Tetapi, dari mana kita tahu bahwa “nilai bersama itu” adalah “tenaga kerja manusia?” jawabnya, ketika komoditi itu saling dipertukarkan, bukan langsung dikonsumsi. Dari sini misteri itu perlahan-lahan muncul. Karena di bawah kapitalisme para penghasil komoditi tidak datang ke pasar untuk secara langsung mempertukarkan produknya, maka yang muncul ke permukaan adalah hubungan di antara benda-benda (relation between things): sepatu ditukar dengan sandal yang dimediasi oleh uang. Di sini, hubungan antar manusia (relation between man) menampakkan wujudnya dalam bentuk hubungan di antara benda-benda. Kata Marx, sejak para produser tidak muncul dalam kontak sosial hingga mereka mempertukarkan produk dari kerjanya, maka karakter sosial yang khusus dari kerja pribadinya muncul hanya dalam pertukaran (op.cit:165). Si A bisa berhubungan dengan si B yang tidak diketahuinya, bahkan melakukan kesepakatan jual-beli, karena adanya hubungan di antara benda-benda tersebut. Singkatnya, tanpa hubungan di antara benda-benda itu, tidak ada hubungan di antara manusia. Persis pada momen inilah karateristik misterius dari komoditi muncul.

Tetapi dalam masyarakat kapitalis, hubungan di antara benda-benda (relation between things) lebih dari sekadar materialisasi atau objektivikasi dari pertukaran di antara orang-orang. Lebih jauh lagi, hubungan di antara benda-benda tersebut pada akhirnya menentukan hubungan di antara manusia, karena hanya melalui pertukaran benda-benda itulah manusia terhubung satu dengan lainnya.
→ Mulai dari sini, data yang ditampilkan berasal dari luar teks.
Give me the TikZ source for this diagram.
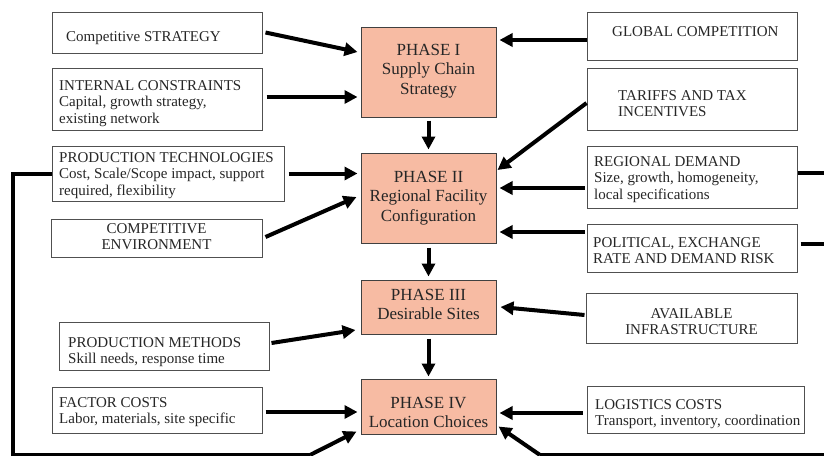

Nah, ketika hubungan di antara benda-benda atau komoditi ini terjadi secara berulang-ulang, pada akhirnya ia menjadi hal yang wajar dan diterima, bahkan, diyakini sebagai sesuatu yang demikian adanya. Inilah yang disebut dengan reifikasi atau kristalisasi dalam bentuk kualitas dari benda, kualitas yang sepertinya dimiliki benda itu sendiri dan bisa dipisahkan dari hubungan produksi (Rubin, op.cit:25). Akibatnya, manusia kehilangan kontrol terhadap produk ciptaannya, dan sebaliknya dirinya kini dikontrol oleh komoditi, dipaksa dengan sadar atau tidak, untuk mengikuti hukum pertukaran komoditi. Sehingga muncul keyakinan baru dimana pertukaran merupakan ukuran dan tujuan hubungan bermasyarakat. Tanpa pertukaran tak ada produksi, tanpa hubungan di antara benda-benda, tidak ada hubungan di antara manusia.

Situasi pemujaan komoditi ini, oleh Marx dianalogikannya dengan mitos yang terjadi dalam sejarah agama-agama. Dalam situasi krisis, ancaman ketidakpastian, dan ketakutan, manusia melalui pikirannya kemudian menciptakan figur/sosok yang superior di luar dirinya, guna menjaga tertib sosial dan suasana batin yang damai. Tetapi, oleh proses sejarah kian hari figur bentukan ini makin menjadi otonom dari manusia, makin tak terjangkau, berada dikejauhan, dan semakin misterius. Manusia pada akhirnya menyadari bahwa figur itu sesungguhnya nyata adanya, sehingga ia tak kuasa lagi mengontrol sosok ciptaannya itu. Lebih jauh lagi, manusia kemudian malah mengimani bahwa sosok tersebut adalah maha kuasa atas hidup dan kehidupannya. Jika ingin selamat dan hidup dalam damai, manusia wajib mengikuti segala perintahnya dan menjauhi segala larangannya. Maka muncullah ungkapan, “manusia hanya berusaha, Tuhan yang menentukan."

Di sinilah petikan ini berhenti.